Однако, вопреки видимости, от папы отвернулись не все. Священника в Caffè dei Crociferi принудили к проповеди в пользу республики, пригрозив избить. В конце апреля в Трастевере убили священнослужителя за осуждение нового режима [120]. Многие ждали возвращения папы, что не мешало им желать реформ. После бегства Пия в Гаэту зимой 1848 года остатки его правительства отправились на юг в тщетной попытке его вернуть. Однако на выборах 1849 года голосов многих сторонников папы не будет слышно, так как Пий из своего убежища назвал выборы незаконными и пригрозил отлучить всех, кто примет в них участие [121]. Теперь во дворце Канчеллерия заседало правительство, состоящее из врачей, профессоров, коммерсантов, юристов и писателей. Снаружи дворец защищали баррикады из разломанных карет римских кардиналов [122].
Для Мадзини это был новый Рим, народный город. Но значение папы для католиков всего мира никуда не делось. В испанских кортесах один политик предостерег, что устранение Пия приведет чуть ли не к «крушению европейской цивилизации», и сказал, что «необходимо, чтобы римский владыка вернулся в Рим, иначе не устоит ни один камень» [123]. 30 марта 1849 года в дело вступили представители Неаполя, Испании, Франции и Австрии, встретившиеся в Гаэте с беглой папской курией для обсуждения способов возвращения Пия в Рим. Французский посол следил, чтобы в комнате Пия в Квиринальском дворце не гас свет. Президент Второй республики Луи-Наполеон (1848–1870 гг.) согласился, чтобы папу вернули в Рим его подданные.
25 апреля десятитысячная французская армия высадилась в Чевитавеккье, чтобы сломить республику. У ее командиров не было сомнения, что они справятся с молодым римским государством. Но уже через два дня их перспективы выглядели далеко не так радужно: город затопили толпы, кричавшие: «Он пришел, он пришел!» [124]. В город въехал на белом коне недавно избранный главнокомандующим республики Джузеппе Гарибальди во главе «дикарского вида воинов в конических шляпах с черным оперением, с изможденными пыльными лицами, с клочковатыми бородами» [125]. К 29 апреля они подняли Рим в ружье. Святыня у всех была теперь одна – республика. Гарибальди выгнал монахинь из ренессансной обители в саду Вилла-Ланте на холме Яникул, построенной Джулио Романо, чтобы устроить там военную базу стратегического значения [126]. На куполе базилики Святого Петра появился наблюдательный пункт; в палаццо Корсини на берегу Тибра расположились войска [127]. Через день французы нанесли удар, столкнувшись у подножия холма с заслоном из жителей Трастевере.
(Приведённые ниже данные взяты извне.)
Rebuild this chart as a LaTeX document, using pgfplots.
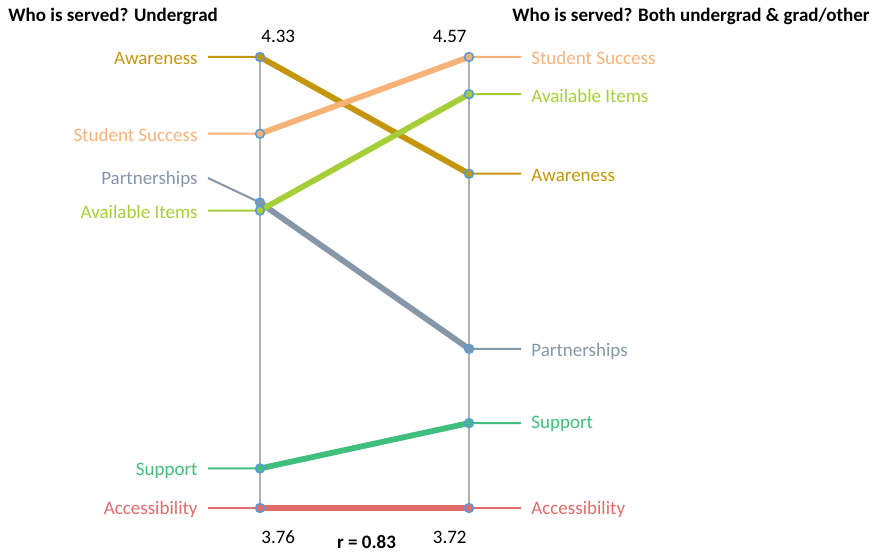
\documentclass[border=0pt]{standalone}
\usepackage{pgfplots}
\pgfplotsset{compat=1.18}
\usepackage{pgfplotstable}
\usepackage{fontspec}
\setmainfont{Carlito}

\definecolor{cAware}{RGB}{196,150,12}
\definecolor{cSucc}{RGB}{247,178,120}
\definecolor{cPart}{RGB}{133,150,168}
\definecolor{cAvail}{RGB}{166,206,57}
\definecolor{cSupp}{RGB}{64,190,125}
\definecolor{cAcc}{RGB}{224,108,108}
\definecolor{cAxis}{RGB}{178,178,178}
\definecolor{cMark}{RGB}{91,155,213}

% columns: x (pixel position), side (0 = left scale, 1 = right scale, 2 = label anchor in pixels), v (value)
\pgfplotstableread{
x side v
208 0 4.33
260 0 4.33
469 1 4.35
521 1 4.35
}\awareness
\pgfplotstableread{
x side v
208 0 4.233
260 0 4.233
469 1 4.57
521 1 4.57
}\success
\pgfplotstableread{
x side v
208 2 178
260 0 4.146
469 1 4.02
521 1 4.02
}\partner
\pgfplotstableread{
x side v
208 0 4.136
260 0 4.136
469 1 4.50
521 1 4.50
}\avail
\pgfplotstableread{
x side v
208 0 3.81
260 0 3.81
469 1 3.88
521 1 3.88
}\support
\pgfplotstableread{
x side v
208 0 3.76
260 0 3.76
469 1 3.72
521 1 3.72
}\access

\pgfplotsset{
  /pgfplots/table/slope/.style={x=x, y expr={\thisrow{side}==0 ? 57+(4.33-\thisrow{v})*791.228 : (\thisrow{side}==1 ? 57+(4.57-\thisrow{v})*530.588 : \thisrow{v})}},
  conn/.style={line width=1pt, #1, no marks},
  main/.style={line width=2.9pt, #1, mark=*, mark size=2.2pt,
    mark options={draw=cMark, fill=#1, line width=0.8pt},
    skip coords between index={0}{1}, skip coords between index={3}{4}},
}

\begin{document}
\begin{tikzpicture}[every node/.append style={font=\fontsize{9.5}{11.4}\selectfont, inner sep=0pt}]
\begin{axis}[width=438pt, height=275.5pt, scale only axis,
  xmin=0, xmax=876, ymin=0, ymax=551, y dir=reverse,
  hide axis, clip=false]
\path (axis cs:0,0) rectangle (axis cs:876,551);
\draw[cAxis, line width=1pt] (axis cs:260,57) -- (axis cs:260,508);
\draw[cAxis, line width=1pt] (axis cs:469,57) -- (axis cs:469,508);

\addplot[conn=cAware] table[slope] {\awareness};
\addplot[conn=cSucc] table[slope] {\success};
\addplot[conn=cPart] table[slope] {\partner};
\addplot[conn=cAvail] table[slope] {\avail};
\addplot[conn=cSupp] table[slope] {\support};
\addplot[conn=cAcc] table[slope] {\access};

\addplot[main=cAware] table[slope] {\awareness};
\addplot[main=cSucc] table[slope] {\success};
\addplot[main=cPart] table[slope] {\partner};
\addplot[main=cAvail] table[slope] {\avail};
\addplot[main=cSupp] table[slope] {\support};
\addplot[main=cAcc] table[slope] {\access};

% left labels
\node[anchor=east, text=cAware] at (axis cs:198,58) {Awareness};
\node[anchor=east, text=cSucc] at (axis cs:198,135) {Student Success};
\node[anchor=east, text=cPart] at (axis cs:198,179) {Partnerships};
\node[anchor=east, text=cAvail] at (axis cs:198,212) {Available Items};
\node[anchor=east, text=cSupp] at (axis cs:198,470.5) {Support};
\node[anchor=east, text=cAcc] at (axis cs:198,509.5) {Accessibility};
% right labels
\node[anchor=west, text=cSucc] at (axis cs:531,58) {Student Success};
\node[anchor=west, text=cAvail] at (axis cs:531,96) {Available Items};
\node[anchor=west, text=cAware] at (axis cs:531,175) {Awareness};
\node[anchor=west, text=cPart] at (axis cs:531,351) {Partnerships};
\node[anchor=west, text=cSupp] at (axis cs:531,424) {Support};
\node[anchor=west, text=cAcc] at (axis cs:531,509.5) {Accessibility};
% scale values
\node[anchor=west] at (axis cs:261,36) {4.33};
\node[anchor=east] at (axis cs:467,36) {4.57};
\node[anchor=west] at (axis cs:261,537) {3.76};
\node[anchor=east] at (axis cs:467,537) {3.72};
\node[font=\fontsize{9.5}{11.4}\selectfont\bfseries] at (axis cs:366.5,542.5) {r = 0.83};
% headers
\node[anchor=west, font=\fontsize{9.5}{11.4}\selectfont\bfseries] at (axis cs:8,16) {Who is served? Undergrad};
\node[anchor=east, font=\fontsize{9.5}{11.4}\selectfont\bfseries] at (axis cs:870,16) {Who is served? Both undergrad \& grad/other};
\end{axis}
\end{tikzpicture}
\end{document}
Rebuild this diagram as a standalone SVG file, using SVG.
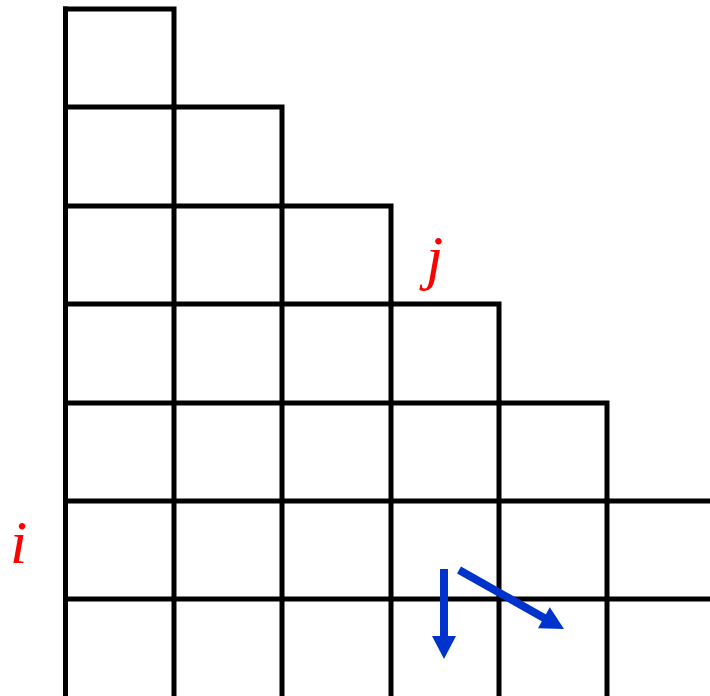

Разношерстным республиканским силам удалось оттеснить французов обратно к морю.
Зная, что римляне не смогут долго сражаться, Мадзини прибег к дипломатии. Риму нужно было позаботиться о раненых и вернуть невредимыми пленных. Когда власти отвергли его предложение, Мадзини попробовал соблазнить их 50 тысячами сигар, завернутых в купюры [128]. Французы все равно готовились к возобновлению боев. Республиканцы Рима проявили стойкость, женщины призывали матерей и жен по всей Италии вдохновлять мужчин на бой. Рядом с церквями собирались средства на войну [129]. Когда 1 июня 1849 года французы начали осаду, собранные средства были переданы княгине Тривульцио Бельджойозо, наследнице и стороннице Мадзини, вернувшейся из французской ссылки, чтобы возглавить римские госпитали [130]. Городские возчики доставляли туда раненых из окопов, вырытых под началом харизматичного карбонария-виноторговца Анджело Брунетти. Дородный Брунетти, любовно прозванный сiceruacchio («толстощекий» на римском диалекте), в свое время агитировал римлян за папу Пия. Теперь он призывал их защищать республику и снабжал бойцов выпивкой. Помощь оказывали и иностранцы, такие как американская журналистка Маргарет Фуллер [131], которая заведовала одним из госпиталей. Скульптор Уильям Уэтмор Стори периодически снабжал медиков мороженым [132].